The challenges faced by Pakistan have resulted in a crisis of strategic prioritization. While Islamabad’s Military Establishment continues to see India as its primary strategic adversary, this is evident in its defense spending on military capabilities. At the same time, Islamabad is dealing with a growing array of internal and regional security challenges that increasingly compete for its attention and resources. The rationale they follow relies on military posture and investments in hard power to address security-related issues, which forces them to increase their military budget beyond their economic capabilities.

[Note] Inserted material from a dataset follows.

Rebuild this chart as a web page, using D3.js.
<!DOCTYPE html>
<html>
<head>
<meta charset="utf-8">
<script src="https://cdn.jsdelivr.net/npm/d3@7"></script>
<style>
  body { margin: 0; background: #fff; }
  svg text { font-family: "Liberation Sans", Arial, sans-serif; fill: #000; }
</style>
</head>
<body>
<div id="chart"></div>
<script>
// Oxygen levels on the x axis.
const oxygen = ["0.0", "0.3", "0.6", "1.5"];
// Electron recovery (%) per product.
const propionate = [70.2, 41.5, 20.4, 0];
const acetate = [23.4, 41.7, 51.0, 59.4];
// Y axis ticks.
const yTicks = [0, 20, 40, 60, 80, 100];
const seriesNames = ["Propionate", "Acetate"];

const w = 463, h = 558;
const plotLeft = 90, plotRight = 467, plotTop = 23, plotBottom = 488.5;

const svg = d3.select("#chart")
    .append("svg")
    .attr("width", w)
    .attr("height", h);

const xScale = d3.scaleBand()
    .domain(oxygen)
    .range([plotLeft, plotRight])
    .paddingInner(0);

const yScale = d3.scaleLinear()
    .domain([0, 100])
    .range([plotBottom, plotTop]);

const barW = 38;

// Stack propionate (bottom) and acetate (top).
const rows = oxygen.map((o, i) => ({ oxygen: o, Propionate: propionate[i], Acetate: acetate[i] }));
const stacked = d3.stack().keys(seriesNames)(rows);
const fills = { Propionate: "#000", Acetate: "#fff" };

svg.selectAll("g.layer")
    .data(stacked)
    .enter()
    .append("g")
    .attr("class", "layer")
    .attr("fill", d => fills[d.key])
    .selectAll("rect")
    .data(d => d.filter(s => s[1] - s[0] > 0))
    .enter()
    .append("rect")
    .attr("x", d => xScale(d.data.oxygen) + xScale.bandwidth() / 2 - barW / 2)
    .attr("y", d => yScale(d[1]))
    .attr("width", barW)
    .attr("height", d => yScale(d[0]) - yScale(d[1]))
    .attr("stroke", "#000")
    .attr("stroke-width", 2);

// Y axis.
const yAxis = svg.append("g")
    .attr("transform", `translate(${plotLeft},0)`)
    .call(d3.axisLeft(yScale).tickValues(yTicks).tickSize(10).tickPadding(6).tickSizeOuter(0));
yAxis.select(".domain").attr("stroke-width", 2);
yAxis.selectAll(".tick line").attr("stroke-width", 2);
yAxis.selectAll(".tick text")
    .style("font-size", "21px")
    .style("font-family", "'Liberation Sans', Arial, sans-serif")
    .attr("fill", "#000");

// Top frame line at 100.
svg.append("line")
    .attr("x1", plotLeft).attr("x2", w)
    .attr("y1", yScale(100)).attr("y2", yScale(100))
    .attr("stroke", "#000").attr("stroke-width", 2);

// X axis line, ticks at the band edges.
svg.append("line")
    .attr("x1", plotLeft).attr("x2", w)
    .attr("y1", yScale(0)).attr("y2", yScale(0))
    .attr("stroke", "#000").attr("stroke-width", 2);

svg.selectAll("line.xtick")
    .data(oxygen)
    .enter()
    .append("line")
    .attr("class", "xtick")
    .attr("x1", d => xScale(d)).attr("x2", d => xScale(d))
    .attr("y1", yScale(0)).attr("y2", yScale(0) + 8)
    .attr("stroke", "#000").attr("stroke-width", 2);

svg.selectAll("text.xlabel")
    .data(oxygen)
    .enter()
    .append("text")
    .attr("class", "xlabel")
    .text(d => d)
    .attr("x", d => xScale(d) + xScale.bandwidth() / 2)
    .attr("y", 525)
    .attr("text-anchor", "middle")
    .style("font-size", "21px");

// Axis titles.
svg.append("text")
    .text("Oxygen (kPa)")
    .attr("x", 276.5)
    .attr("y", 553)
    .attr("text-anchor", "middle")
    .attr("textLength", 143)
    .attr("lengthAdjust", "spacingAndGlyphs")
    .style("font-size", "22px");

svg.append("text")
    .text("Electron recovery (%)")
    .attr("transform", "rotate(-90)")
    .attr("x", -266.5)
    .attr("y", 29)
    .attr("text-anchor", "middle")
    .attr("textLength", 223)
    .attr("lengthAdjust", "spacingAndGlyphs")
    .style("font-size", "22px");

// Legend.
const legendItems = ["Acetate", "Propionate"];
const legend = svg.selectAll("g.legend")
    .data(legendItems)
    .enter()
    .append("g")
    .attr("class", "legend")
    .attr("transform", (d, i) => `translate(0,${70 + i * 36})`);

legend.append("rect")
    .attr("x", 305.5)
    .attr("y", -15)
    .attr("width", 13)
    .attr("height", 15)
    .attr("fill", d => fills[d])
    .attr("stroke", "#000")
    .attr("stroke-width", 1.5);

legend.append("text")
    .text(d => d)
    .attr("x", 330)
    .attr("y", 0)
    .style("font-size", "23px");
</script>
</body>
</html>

**Implications for India**
A distracted Pakistan benefits India, as Islamabad’s priorities become more diffuse. The Pakistani government must decide where and how to allocate its increased military budget, particularly concerning military modernization. Despite ongoing security pressures, Pakistan persists in investing in conventional military capabilities focused on India. The current state of insecurity in Islamabad necessitates the division of its resources across multiple areas. For Indian policymakers, this situation calls for a reassessment of long-held assumptions regarding how Pakistan perceives risk, views its eastern adversary, allocates military resources, and responds during crises. Consequently, a potential future may see competition between India and Pakistan shaped less by military imbalance and more by strategic distraction. Moreover, New Delhi should remain vigilant regarding these developments.